States received $38 billion from those taxes in 2012, down from $51 billion a decade earlier, according to inflation-adjusted data from Pew Charitable Trusts.
Officials will increasingly turn to voters with requests to raise taxes, said David Goldberg, a spokesman for Transportation for America, a Washington-based group that supports changing federal funding to better reflect inflation. The federal gasoline levy hasn’t increased since 1993.
“They’re going to have to go to voters much more frequently and with much more specific plans,” Goldberg said.
That’s already happened in Missouri, where the legislature this month passed a bill that would ask voters in November to raise the state sales tax by 0.75 percentage point for 10 years, with proceeds going toward transportation.
In Delaware, Governor Jack Markell, a Democrat, is pitching a 10-cent-per-gallon hike in the state motor-fuels tax to pay for road projects. The levy hasn’t risen since 1995. Michigan legislators are considering whether to replace a fixed-rate gasoline tax with one that depends on the average wholesale price.
“We must act to make our roads safer, put thousands of Delawareans to work and promote economic development,” Kelly Bachman, a spokeswoman for Markell, said in an e-mail.
This year, New Hampshire approved its first fuel tax increase since 1991, dedicating an additional 4.2 cents per gallon for infrastructure starting in July. Last year, six states and the District of Columbia enacted legislation overhauling gasoline taxes, according to Jaime Rall, senior policy strategist at the National Conference of State Legislatures.
While Wyoming raised the tax by 10 cents a gallon, the others -- Maryland, Massachusetts, Pennsylvania, Vermont and Virginia -- have implemented or adjusted levies that track the economy through inflation or fuel prices, she said. Maryland, for instance, pegs its tax to the consumer price index.
While drivers have seen higher costs, “over time, such increases are absorbed and prices at the pump level out,” Jana Tidwell, a spokeswoman for AAA Mid-Atlantic, said in an e-mail.
Fuel economy and alternative commuting methods are on the upswing.
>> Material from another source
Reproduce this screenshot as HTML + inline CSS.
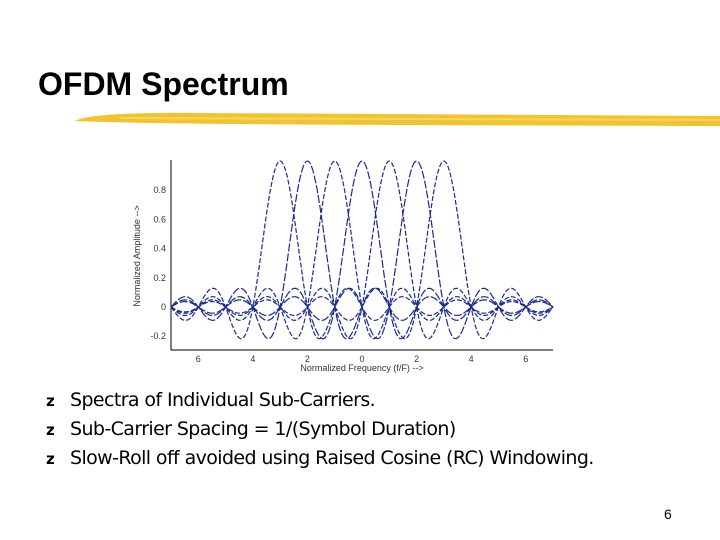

Fuel-efficiency standards adopted by the Obama administration will achieve 54.5 miles per gallon by 2025, from 35.5 miles in 2016. Meanwhile, the number of U.S. workers traveling by bicycle swelled by about 60 percent over the past decade, the largest increase among commuting modes tracked by the Census, the agency said this month.
As driving declines, states may need to tap general funds to pay for transportation projects, said Conning’s Mansour.
The new landscape can be seen even in Washington, where Congress is working on a plan to keep the U.S. Highway Trust Fund solvent at least through year-end. The fund, which pays for projects through gasoline and diesel-fuel taxes, may dip below $4 billion by July, which means slower reimbursements to states and a halt in some construction.
Fifty-five percent of commutes into downtown from the Washington metropolitan region don’t rely on autos, according to the DowntownDC Business Improvement District. The agency aims for 75 percent of commutes to be non-auto by 2032. This year, officials plan to remove five parking spots to create corrals that could hold 50 bikes, said Ellen Jones, the district’s director of infrastructure and sustainability.
Municipal bonds that are most at risk depend entirely on a gasoline tax or have low levels of debt-service coverage, such as Rhode Island motor fuel-tax revenue bonds, Moody’s Vizner said. Moody’s grades those bonds A3, four levels above junk.
Rhode Island bonds due in June 2021 that are insured by Ambac Assurance Corp. and backed by fuel taxes traded May 5 at an average yield about 1.4 percentage points above benchmark munis, data compiled by Bloomberg show.
Thomas Mullaney, the state’s budget officer, said if funds for debt service fall below required amounts, officials could allocate more gasoline taxes to cover the obligations.
“I don’t have any concern making the payments,” he said. The state doesn’t plan to issue new debt for highways, he said.